■ What to do: Will you output all of the data below exactly, omitting the images?

■ Data extract:
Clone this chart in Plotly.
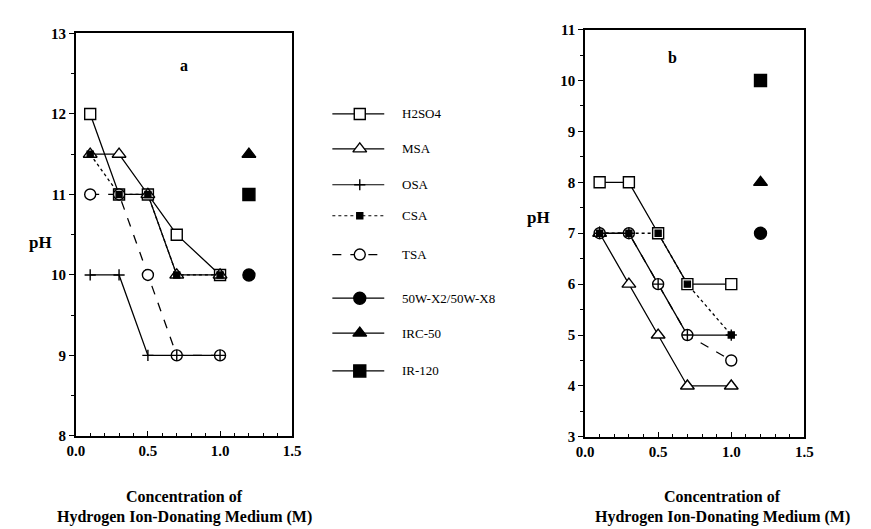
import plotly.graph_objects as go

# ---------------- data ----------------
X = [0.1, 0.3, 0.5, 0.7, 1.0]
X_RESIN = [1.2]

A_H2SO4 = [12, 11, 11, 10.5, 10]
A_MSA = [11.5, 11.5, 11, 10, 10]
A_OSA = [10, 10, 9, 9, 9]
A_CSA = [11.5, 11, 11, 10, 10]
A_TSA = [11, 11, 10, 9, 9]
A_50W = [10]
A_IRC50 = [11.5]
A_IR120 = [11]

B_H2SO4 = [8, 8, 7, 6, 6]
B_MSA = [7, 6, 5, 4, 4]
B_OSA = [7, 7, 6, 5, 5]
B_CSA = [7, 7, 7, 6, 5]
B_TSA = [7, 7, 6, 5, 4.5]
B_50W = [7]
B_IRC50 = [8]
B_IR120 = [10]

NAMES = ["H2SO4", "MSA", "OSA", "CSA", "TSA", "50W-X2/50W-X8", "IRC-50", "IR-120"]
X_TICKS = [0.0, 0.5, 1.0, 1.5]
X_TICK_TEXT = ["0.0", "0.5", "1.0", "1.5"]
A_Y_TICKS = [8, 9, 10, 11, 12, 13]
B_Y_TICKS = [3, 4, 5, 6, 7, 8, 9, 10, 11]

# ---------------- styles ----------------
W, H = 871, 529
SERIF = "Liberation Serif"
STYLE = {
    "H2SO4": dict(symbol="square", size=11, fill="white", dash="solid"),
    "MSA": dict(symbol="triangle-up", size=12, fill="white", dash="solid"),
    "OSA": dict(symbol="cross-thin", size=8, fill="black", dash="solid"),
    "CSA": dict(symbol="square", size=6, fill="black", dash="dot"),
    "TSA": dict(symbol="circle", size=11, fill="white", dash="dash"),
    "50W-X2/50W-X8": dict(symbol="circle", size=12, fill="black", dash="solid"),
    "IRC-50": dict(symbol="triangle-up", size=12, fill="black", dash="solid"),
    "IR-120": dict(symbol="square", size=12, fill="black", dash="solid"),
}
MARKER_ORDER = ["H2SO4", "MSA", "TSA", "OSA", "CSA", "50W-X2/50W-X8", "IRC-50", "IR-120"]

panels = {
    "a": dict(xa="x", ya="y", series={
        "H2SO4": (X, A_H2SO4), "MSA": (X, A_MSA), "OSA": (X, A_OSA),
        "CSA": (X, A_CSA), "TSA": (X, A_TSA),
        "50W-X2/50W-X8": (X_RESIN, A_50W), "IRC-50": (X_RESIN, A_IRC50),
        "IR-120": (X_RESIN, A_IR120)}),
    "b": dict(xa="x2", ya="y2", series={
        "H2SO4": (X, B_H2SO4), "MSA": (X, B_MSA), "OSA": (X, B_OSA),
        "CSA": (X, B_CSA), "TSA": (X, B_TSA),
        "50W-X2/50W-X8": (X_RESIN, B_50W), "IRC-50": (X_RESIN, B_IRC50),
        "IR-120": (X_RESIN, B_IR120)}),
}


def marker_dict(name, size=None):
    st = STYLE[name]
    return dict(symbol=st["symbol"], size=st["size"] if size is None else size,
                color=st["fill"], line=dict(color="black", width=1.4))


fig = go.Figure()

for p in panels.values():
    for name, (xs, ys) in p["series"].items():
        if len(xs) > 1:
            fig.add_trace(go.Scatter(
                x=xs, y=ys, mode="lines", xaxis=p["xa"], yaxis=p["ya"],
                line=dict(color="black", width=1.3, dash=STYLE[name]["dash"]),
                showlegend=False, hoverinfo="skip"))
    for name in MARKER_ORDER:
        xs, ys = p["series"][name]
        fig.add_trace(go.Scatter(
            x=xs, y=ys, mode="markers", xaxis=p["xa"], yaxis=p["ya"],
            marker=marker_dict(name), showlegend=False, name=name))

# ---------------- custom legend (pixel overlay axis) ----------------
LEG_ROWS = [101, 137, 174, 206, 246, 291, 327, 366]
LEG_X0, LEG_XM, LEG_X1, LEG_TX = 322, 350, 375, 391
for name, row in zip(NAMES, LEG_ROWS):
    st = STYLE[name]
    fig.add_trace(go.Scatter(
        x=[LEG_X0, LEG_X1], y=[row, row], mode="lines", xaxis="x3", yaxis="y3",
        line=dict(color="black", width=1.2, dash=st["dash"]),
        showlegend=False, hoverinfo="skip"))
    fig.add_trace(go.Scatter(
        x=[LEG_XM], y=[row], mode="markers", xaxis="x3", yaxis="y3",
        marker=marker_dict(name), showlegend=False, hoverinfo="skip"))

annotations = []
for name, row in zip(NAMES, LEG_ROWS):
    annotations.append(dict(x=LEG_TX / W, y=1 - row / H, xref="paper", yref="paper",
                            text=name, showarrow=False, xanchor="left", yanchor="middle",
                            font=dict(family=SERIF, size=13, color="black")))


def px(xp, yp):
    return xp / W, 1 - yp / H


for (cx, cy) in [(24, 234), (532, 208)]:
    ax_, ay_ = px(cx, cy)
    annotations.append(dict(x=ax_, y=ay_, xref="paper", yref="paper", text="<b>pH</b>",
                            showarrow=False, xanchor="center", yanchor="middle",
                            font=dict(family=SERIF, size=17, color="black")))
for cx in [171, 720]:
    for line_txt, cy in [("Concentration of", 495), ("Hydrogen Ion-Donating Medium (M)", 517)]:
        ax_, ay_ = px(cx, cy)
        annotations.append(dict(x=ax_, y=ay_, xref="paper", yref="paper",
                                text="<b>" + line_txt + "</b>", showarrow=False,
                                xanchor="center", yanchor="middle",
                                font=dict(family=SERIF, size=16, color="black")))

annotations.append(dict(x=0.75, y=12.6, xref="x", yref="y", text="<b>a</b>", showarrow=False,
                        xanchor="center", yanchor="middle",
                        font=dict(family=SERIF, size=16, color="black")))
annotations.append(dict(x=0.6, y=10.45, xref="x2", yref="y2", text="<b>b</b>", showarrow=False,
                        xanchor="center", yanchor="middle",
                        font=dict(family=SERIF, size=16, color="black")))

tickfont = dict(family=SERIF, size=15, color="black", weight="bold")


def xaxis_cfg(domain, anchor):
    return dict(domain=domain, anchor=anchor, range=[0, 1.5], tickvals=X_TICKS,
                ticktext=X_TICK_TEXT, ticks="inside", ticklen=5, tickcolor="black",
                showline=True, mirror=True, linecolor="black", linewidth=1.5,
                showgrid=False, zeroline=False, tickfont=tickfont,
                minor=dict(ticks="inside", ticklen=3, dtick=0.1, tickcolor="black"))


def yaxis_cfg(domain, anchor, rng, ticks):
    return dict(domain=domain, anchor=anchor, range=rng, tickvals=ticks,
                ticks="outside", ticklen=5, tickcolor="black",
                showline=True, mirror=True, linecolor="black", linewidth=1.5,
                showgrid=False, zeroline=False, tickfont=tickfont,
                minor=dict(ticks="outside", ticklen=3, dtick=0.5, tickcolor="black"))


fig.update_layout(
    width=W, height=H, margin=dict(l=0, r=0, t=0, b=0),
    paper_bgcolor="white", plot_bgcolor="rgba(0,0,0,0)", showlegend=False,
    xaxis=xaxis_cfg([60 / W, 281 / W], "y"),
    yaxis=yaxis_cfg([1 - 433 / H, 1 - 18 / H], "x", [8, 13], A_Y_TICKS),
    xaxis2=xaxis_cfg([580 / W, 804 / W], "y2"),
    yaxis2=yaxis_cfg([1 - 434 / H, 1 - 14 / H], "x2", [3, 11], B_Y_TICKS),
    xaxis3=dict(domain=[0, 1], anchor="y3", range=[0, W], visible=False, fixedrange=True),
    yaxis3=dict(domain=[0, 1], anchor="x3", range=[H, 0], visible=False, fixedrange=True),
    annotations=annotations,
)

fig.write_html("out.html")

■ Finished exercise:
Clone this chart in Plotly.
import plotly.graph_objects as go

# ---------------- data ----------------
X = [0.1, 0.3, 0.5, 0.7, 1.0]
X_RESIN = [1.2]

A_H2SO4 = [12, 11, 11, 10.5, 10]
A_MSA = [11.5, 11.5, 11, 10, 10]
A_OSA = [10, 10, 9, 9, 9]
A_CSA = [11.5, 11, 11, 10, 10]
A_TSA = [11, 11, 10, 9, 9]
A_50W = [10]
A_IRC50 = [11.5]
A_IR120 = [11]

B_H2SO4 = [8, 8, 7, 6, 6]
B_MSA = [7, 6, 5, 4, 4]
B_OSA = [7, 7, 6, 5, 5]
B_CSA = [7, 7, 7, 6, 5]
B_TSA = [7, 7, 6, 5, 4.5]
B_50W = [7]
B_IRC50 = [8]
B_IR120 = [10]

NAMES = ["H2SO4", "MSA", "OSA", "CSA", "TSA", "50W-X2/50W-X8", "IRC-50", "IR-120"]
X_TICKS = [0.0, 0.5, 1.0, 1.5]
X_TICK_TEXT = ["0.0", "0.5", "1.0", "1.5"]
A_Y_TICKS = [8, 9, 10, 11, 12, 13]
B_Y_TICKS = [3, 4, 5, 6, 7, 8, 9, 10, 11]

# ---------------- styles ----------------
W, H = 871, 529
SERIF = "Liberation Serif"
STYLE = {
    "H2SO4": dict(symbol="square", size=11, fill="white", dash="solid"),
    "MSA": dict(symbol="triangle-up", size=12, fill="white", dash="solid"),
    "OSA": dict(symbol="cross-thin", size=8, fill="black", dash="solid"),
    "CSA": dict(symbol="square", size=6, fill="black", dash="dot"),
    "TSA": dict(symbol="circle", size=11, fill="white", dash="dash"),
    "50W-X2/50W-X8": dict(symbol="circle", size=12, fill="black", dash="solid"),
    "IRC-50": dict(symbol="triangle-up", size=12, fill="black", dash="solid"),
    "IR-120": dict(symbol="square", size=12, fill="black", dash="solid"),
}
MARKER_ORDER = ["H2SO4", "MSA", "TSA", "OSA", "CSA", "50W-X2/50W-X8", "IRC-50", "IR-120"]

panels = {
    "a": dict(xa="x", ya="y", series={
        "H2SO4": (X, A_H2SO4), "MSA": (X, A_MSA), "OSA": (X, A_OSA),
        "CSA": (X, A_CSA), "TSA": (X, A_TSA),
        "50W-X2/50W-X8": (X_RESIN, A_50W), "IRC-50": (X_RESIN, A_IRC50),
        "IR-120": (X_RESIN, A_IR120)}),
    "b": dict(xa="x2", ya="y2", series={
        "H2SO4": (X, B_H2SO4), "MSA": (X, B_MSA), "OSA": (X, B_OSA),
        "CSA": (X, B_CSA), "TSA": (X, B_TSA),
        "50W-X2/50W-X8": (X_RESIN, B_50W), "IRC-50": (X_RESIN, B_IRC50),
        "IR-120": (X_RESIN, B_IR120)}),
}


def marker_dict(name, size=None):
    st = STYLE[name]
    return dict(symbol=st["symbol"], size=st["size"] if size is None else size,
                color=st["fill"], line=dict(color="black", width=1.4))


fig = go.Figure()

for p in panels.values():
    for name, (xs, ys) in p["series"].items():
        if len(xs) > 1:
            fig.add_trace(go.Scatter(
                x=xs, y=ys, mode="lines", xaxis=p["xa"], yaxis=p["ya"],
                line=dict(color="black", width=1.3, dash=STYLE[name]["dash"]),
                showlegend=False, hoverinfo="skip"))
    for name in MARKER_ORDER:
        xs, ys = p["series"][name]
        fig.add_trace(go.Scatter(
            x=xs, y=ys, mode="markers", xaxis=p["xa"], yaxis=p["ya"],
            marker=marker_dict(name), showlegend=False, name=name))

# ---------------- custom legend (pixel overlay axis) ----------------
LEG_ROWS = [101, 137, 174, 206, 246, 291, 327, 366]
LEG_X0, LEG_XM, LEG_X1, LEG_TX = 322, 350, 375, 391
for name, row in zip(NAMES, LEG_ROWS):
    st = STYLE[name]
    fig.add_trace(go.Scatter(
        x=[LEG_X0, LEG_X1], y=[row, row], mode="lines", xaxis="x3", yaxis="y3",
        line=dict(color="black", width=1.2, dash=st["dash"]),
        showlegend=False, hoverinfo="skip"))
    fig.add_trace(go.Scatter(
        x=[LEG_XM], y=[row], mode="markers", xaxis="x3", yaxis="y3",
        marker=marker_dict(name), showlegend=False, hoverinfo="skip"))

annotations = []
for name, row in zip(NAMES, LEG_ROWS):
    annotations.append(dict(x=LEG_TX / W, y=1 - row / H, xref="paper", yref="paper",
                            text=name, showarrow=False, xanchor="left", yanchor="middle",
                            font=dict(family=SERIF, size=13, color="black")))


def px(xp, yp):
    return xp / W, 1 - yp / H


for (cx, cy) in [(24, 234), (532, 208)]:
    ax_, ay_ = px(cx, cy)
    annotations.append(dict(x=ax_, y=ay_, xref="paper", yref="paper", text="<b>pH</b>",
                            showarrow=False, xanchor="center", yanchor="middle",
                            font=dict(family=SERIF, size=17, color="black")))
for cx in [171, 720]:
    for line_txt, cy in [("Concentration of", 495), ("Hydrogen Ion-Donating Medium (M)", 517)]:
        ax_, ay_ = px(cx, cy)
        annotations.append(dict(x=ax_, y=ay_, xref="paper", yref="paper",
                                text="<b>" + line_txt + "</b>", showarrow=False,
                                xanchor="center", yanchor="middle",
                                font=dict(family=SERIF, size=16, color="black")))

annotations.append(dict(x=0.75, y=12.6, xref="x", yref="y", text="<b>a</b>", showarrow=False,
                        xanchor="center", yanchor="middle",
                        font=dict(family=SERIF, size=16, color="black")))
annotations.append(dict(x=0.6, y=10.45, xref="x2", yref="y2", text="<b>b</b>", showarrow=False,
                        xanchor="center", yanchor="middle",
                        font=dict(family=SERIF, size=16, color="black")))

tickfont = dict(family=SERIF, size=15, color="black", weight="bold")


def xaxis_cfg(domain, anchor):
    return dict(domain=domain, anchor=anchor, range=[0, 1.5], tickvals=X_TICKS,
                ticktext=X_TICK_TEXT, ticks="inside", ticklen=5, tickcolor="black",
                showline=True, mirror=True, linecolor="black", linewidth=1.5,
                showgrid=False, zeroline=False, tickfont=tickfont,
                minor=dict(ticks="inside", ticklen=3, dtick=0.1, tickcolor="black"))


def yaxis_cfg(domain, anchor, rng, ticks):
    return dict(domain=domain, anchor=anchor, range=rng, tickvals=ticks,
                ticks="outside", ticklen=5, tickcolor="black",
                showline=True, mirror=True, linecolor="black", linewidth=1.5,
                showgrid=False, zeroline=False, tickfont=tickfont,
                minor=dict(ticks="outside", ticklen=3, dtick=0.5, tickcolor="black"))


fig.update_layout(
    width=W, height=H, margin=dict(l=0, r=0, t=0, b=0),
    paper_bgcolor="white", plot_bgcolor="rgba(0,0,0,0)", showlegend=False,
    xaxis=xaxis_cfg([60 / W, 281 / W], "y"),
    yaxis=yaxis_cfg([1 - 433 / H, 1 - 18 / H], "x", [8, 13], A_Y_TICKS),
    xaxis2=xaxis_cfg([580 / W, 804 / W], "y2"),
    yaxis2=yaxis_cfg([1 - 434 / H, 1 - 14 / H], "x2", [3, 11], B_Y_TICKS),
    xaxis3=dict(domain=[0, 1], anchor="y3", range=[0, W], visible=False, fixedrange=True),
    yaxis3=dict(domain=[0, 1], anchor="x3", range=[H, 0], visible=False, fixedrange=True),
    annotations=annotations,
)

fig.write_html("out.html")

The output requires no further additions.